**What to do:** Output every line exactly as written. Leave out pictures.

**Information supplied:**
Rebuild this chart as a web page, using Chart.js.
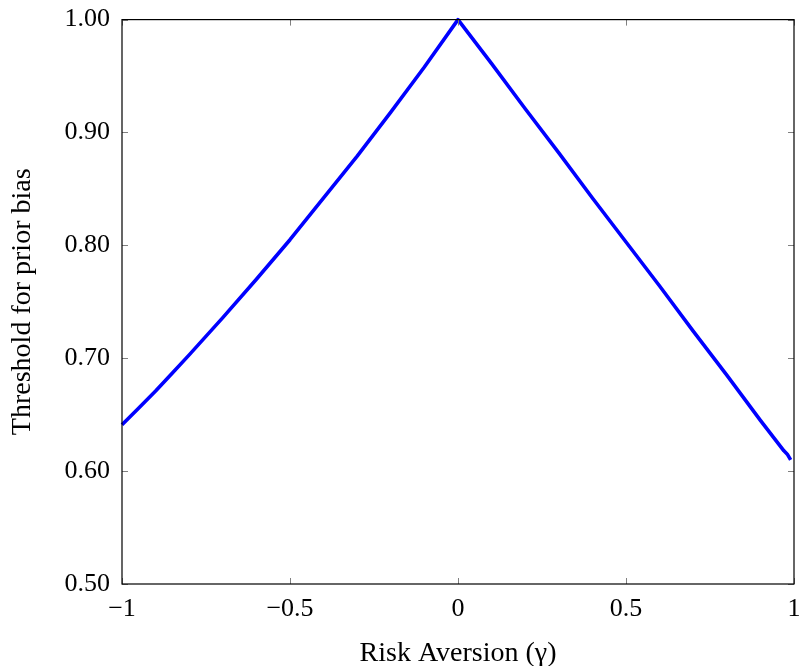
<!DOCTYPE html>
<html>
<head>
<meta charset="utf-8">
<script src="https://cdn.jsdelivr.net/npm/chart.js@4/dist/chart.umd.min.js"></script>
<style>
  html, body { margin: 0; padding: 0; background: #fff; }
  #wrap { width: 803px; height: 666px; }
</style>
</head>
<body>
<div id="wrap"><canvas id="grafico" width="803" height="666"></canvas></div>
<script>
// valores
const gamma = [-1, -0.95, -0.9, -0.85, -0.8, -0.7, -0.6, -0.5, -0.4, -0.3, -0.2, -0.1, 0,
  0.1, 0.2, 0.3, 0.4, 0.5, 0.6, 0.7, 0.8, 0.9, 0.97, 0.98, 0.99];
const limiar = [0.641, 0.656, 0.671, 0.687, 0.703, 0.736, 0.770, 0.805, 0.842, 0.879, 0.918, 0.958, 1.0,
  0.961, 0.921, 0.882, 0.842, 0.803, 0.764, 0.724, 0.685, 0.645, 0.618, 0.615, 0.610];
const ticksX = [-1, -0.5, 0, 0.5, 1];
const ticksY = [0.5, 0.6, 0.7, 0.8, 0.9, 1.0];

const fonte = "'Liberation Serif', 'DejaVu Serif', serif";

function rotuloX(v) {
  const s = String(v);
  return v < 0 ? '\u2212' + s.substring(1) : s;
}

// moldura preta e marcas de escala para dentro (estilo pgfplots)
const moldura = {
  id: 'moldura',
  afterDatasetsDraw(chart) {
    const ctx = chart.ctx;
    const a = chart.chartArea;
    const sx = chart.scales.x;
    const sy = chart.scales.y;
    const L = 6;
    ctx.save();
    ctx.strokeStyle = '#808080';
    ctx.lineWidth = 1;
    ctx.beginPath();
    ticksX.forEach(v => {
      const px = Math.round(sx.getPixelForValue(v)) + 0.5;
      ctx.moveTo(px, a.bottom); ctx.lineTo(px, a.bottom - L);
      ctx.moveTo(px, a.top); ctx.lineTo(px, a.top + L);
    });
    ticksY.forEach(v => {
      const py = Math.round(sy.getPixelForValue(v)) + 0.5;
      ctx.moveTo(a.left, py); ctx.lineTo(a.left + L, py);
      ctx.moveTo(a.right, py); ctx.lineTo(a.right - L, py);
    });
    ctx.stroke();
    ctx.strokeStyle = '#000';
    ctx.lineWidth = 1.2;
    ctx.strokeRect(a.left, a.top, a.right - a.left, a.bottom - a.top);
    ctx.restore();
  }
};

const grafico = new Chart(document.getElementById('grafico'), {
  type: 'line',
  data: {
    datasets: [{
      data: gamma.map((g, i) => ({ x: g, y: limiar[i] })),
      borderColor: '#0000ff',
      borderWidth: 3.6,
      pointRadius: 0,
      tension: 0,
      borderJoinStyle: 'round',
      fill: false,
      clip: false
    }]
  },
  options: {
    responsive: false,
    animation: false,
    layout: { padding: { left: 0, right: 9, top: 13, bottom: 0 } },
    plugins: { legend: { display: false }, tooltip: { enabled: false } },
    scales: {
      x: {
        type: 'linear',
        min: -1,
        max: 1,
        afterBuildTicks: s => { s.ticks = ticksX.map(v => ({ value: v })); },
        afterFit: s => { s.height = 82; },
        grid: { display: false },
        border: { display: false },
        ticks: {
          color: '#000',
          padding: 2,
          maxRotation: 0,
          font: { family: fonte, size: 26 },
          callback: v => rotuloX(v)
        },
        title: {
          display: true,
          text: 'Risk Aversion (\u03b3)',
          color: '#000',
          padding: { top: 12, bottom: 0 },
          font: { family: fonte, size: 28, lineHeight: 0.9 }
        }
      },
      y: {
        type: 'linear',
        min: 0.5,
        max: 1.0,
        afterBuildTicks: s => { s.ticks = ticksY.map(v => ({ value: v })); },
        afterFit: s => { s.width = 122; },
        grid: { display: false },
        border: { display: false },
        ticks: {
          color: '#000',
          padding: 4,
          font: { family: fonte, size: 26 },
          callback: v => v.toFixed(2)
        },
        title: {
          display: true,
          text: 'Threshold for prior bias',
          color: '#000',
          padding: { top: 6, bottom: 4 },
          font: { family: fonte, size: 28 }
        }
      }
    }
  },
  plugins: [moldura]
});
</script>
</body>
</html>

**Final answer:**
Rebuild this chart as a web page, using Chart.js.
<!DOCTYPE html>
<html>
<head>
<meta charset="utf-8">
<script src="https://cdn.jsdelivr.net/npm/chart.js@4/dist/chart.umd.min.js"></script>
<style>
  html, body { margin: 0; padding: 0; background: #fff; }
  #wrap { width: 803px; height: 666px; }
</style>
</head>
<body>
<div id="wrap"><canvas id="grafico" width="803" height="666"></canvas></div>
<script>
// valores
const gamma = [-1, -0.95, -0.9, -0.85, -0.8, -0.7, -0.6, -0.5, -0.4, -0.3, -0.2, -0.1, 0,
  0.1, 0.2, 0.3, 0.4, 0.5, 0.6, 0.7, 0.8, 0.9, 0.97, 0.98, 0.99];
const limiar = [0.641, 0.656, 0.671, 0.687, 0.703, 0.736, 0.770, 0.805, 0.842, 0.879, 0.918, 0.958, 1.0,
  0.961, 0.921, 0.882, 0.842, 0.803, 0.764, 0.724, 0.685, 0.645, 0.618, 0.615, 0.610];
const ticksX = [-1, -0.5, 0, 0.5, 1];
const ticksY = [0.5, 0.6, 0.7, 0.8, 0.9, 1.0];

const fonte = "'Liberation Serif', 'DejaVu Serif', serif";

function rotuloX(v) {
  const s = String(v);
  return v < 0 ? '\u2212' + s.substring(1) : s;
}

// moldura preta e marcas de escala para dentro (estilo pgfplots)
const moldura = {
  id: 'moldura',
  afterDatasetsDraw(chart) {
    const ctx = chart.ctx;
    const a = chart.chartArea;
    const sx = chart.scales.x;
    const sy = chart.scales.y;
    const L = 6;
    ctx.save();
    ctx.strokeStyle = '#808080';
    ctx.lineWidth = 1;
    ctx.beginPath();
    ticksX.forEach(v => {
      const px = Math.round(sx.getPixelForValue(v)) + 0.5;
      ctx.moveTo(px, a.bottom); ctx.lineTo(px, a.bottom - L);
      ctx.moveTo(px, a.top); ctx.lineTo(px, a.top + L);
    });
    ticksY.forEach(v => {
      const py = Math.round(sy.getPixelForValue(v)) + 0.5;
      ctx.moveTo(a.left, py); ctx.lineTo(a.left + L, py);
      ctx.moveTo(a.right, py); ctx.lineTo(a.right - L, py);
    });
    ctx.stroke();
    ctx.strokeStyle = '#000';
    ctx.lineWidth = 1.2;
    ctx.strokeRect(a.left, a.top, a.right - a.left, a.bottom - a.top);
    ctx.restore();
  }
};

const grafico = new Chart(document.getElementById('grafico'), {
  type: 'line',
  data: {
    datasets: [{
      data: gamma.map((g, i) => ({ x: g, y: limiar[i] })),
      borderColor: '#0000ff',
      borderWidth: 3.6,
      pointRadius: 0,
      tension: 0,
      borderJoinStyle: 'round',
      fill: false,
      clip: false
    }]
  },
  options: {
    responsive: false,
    animation: false,
    layout: { padding: { left: 0, right: 9, top: 13, bottom: 0 } },
    plugins: { legend: { display: false }, tooltip: { enabled: false } },
    scales: {
      x: {
        type: 'linear',
        min: -1,
        max: 1,
        afterBuildTicks: s => { s.ticks = ticksX.map(v => ({ value: v })); },
        afterFit: s => { s.height = 82; },
        grid: { display: false },
        border: { display: false },
        ticks: {
          color: '#000',
          padding: 2,
          maxRotation: 0,
          font: { family: fonte, size: 26 },
          callback: v => rotuloX(v)
        },
        title: {
          display: true,
          text: 'Risk Aversion (\u03b3)',
          color: '#000',
          padding: { top: 12, bottom: 0 },
          font: { family: fonte, size: 28, lineHeight: 0.9 }
        }
      },
      y: {
        type: 'linear',
        min: 0.5,
        max: 1.0,
        afterBuildTicks: s => { s.ticks = ticksY.map(v => ({ value: v })); },
        afterFit: s => { s.width = 122; },
        grid: { display: false },
        border: { display: false },
        ticks: {
          color: '#000',
          padding: 4,
          font: { family: fonte, size: 26 },
          callback: v => v.toFixed(2)
        },
        title: {
          display: true,
          text: 'Threshold for prior bias',
          color: '#000',
          padding: { top: 6, bottom: 4 },
          font: { family: fonte, size: 28 }
        }
      }
    }
  },
  plugins: [moldura]
});
</script>
</body>
</html>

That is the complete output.